One significant aspect of the situation is that the management of social care lies with local authorities. Therefore local authorities, whose budgets have been squeezed very hard by the Osborne-Hammond policy of cuts, are to be expected to create mechanisms for valuing property, and further mechanisms for funding the care of property-owners [whether in care homes or at home] over periods of several years until the supposed 'value' of the property is realised in a sale. To maintain the 'value' of the property, it has to be maintained properly: which is a further element of cost that the local authority will have to meet. The implication is that local authorities will have to become massive borrowers: if anyone will lend them the money.

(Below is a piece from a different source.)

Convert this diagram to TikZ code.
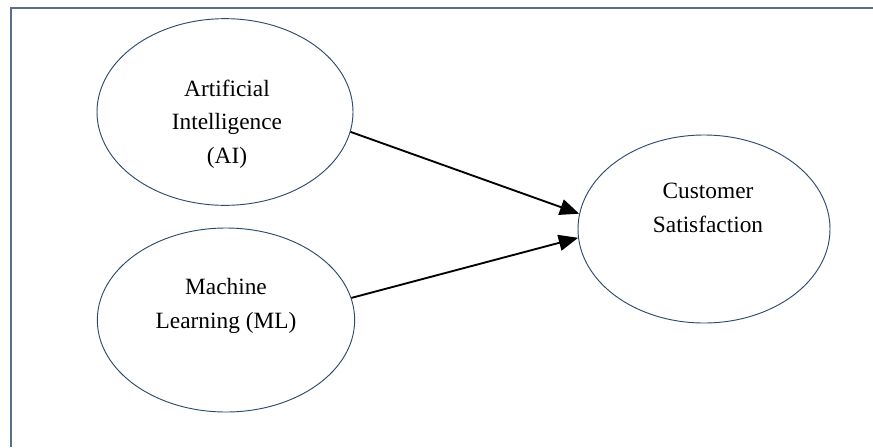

The segment of the massive complex of financial markets that led to the crisis of 2007-8 was the exposure of 'sub-prime mortgages' in the USA. Financial institutions were bullied by the Clinton regime into allowing people with no successful record of paying their bills, often with no secure employment, to buy houses on mortgage. When economic conditions tightened, in 2005-6, thousands of people simply handed the keys to their properties to the lenders and drove away. The 'value' of those houses in the books of the lenders - who had now become, will-nilly the owners - were the prices at which they had been bought. They could not be sold on for the same prices, as thousands of such houses were dumped on the market at once.

Thus one can expect lending institutions to be very cautious of advancing large sums against properties whose 'value' will be incalculable on the unforeseeable future dates when they will be available to be sold. If the government becomes the lender, or the guarantor, of the loans that local authorities will need to fund the care that has to be given to the owners of the properties that will be drawn into the scheme on the death of the owners - or of their partners [who may, obviously, also need years of care in the further future] - that guarantee must be added to the national debt: which obviously blows away any hope of reducing or eliminating the the deficit. The more this question is emphasised in the last fortnight of the election campaign, it will be clear that the Tories' plans are no more 'affordable' than are Labour's.

At the least, Labour is claiming that their plan, especially borrowing to fund infrastructure investment, will stimulate growth of the material economy. Mrs May offers no such prospect.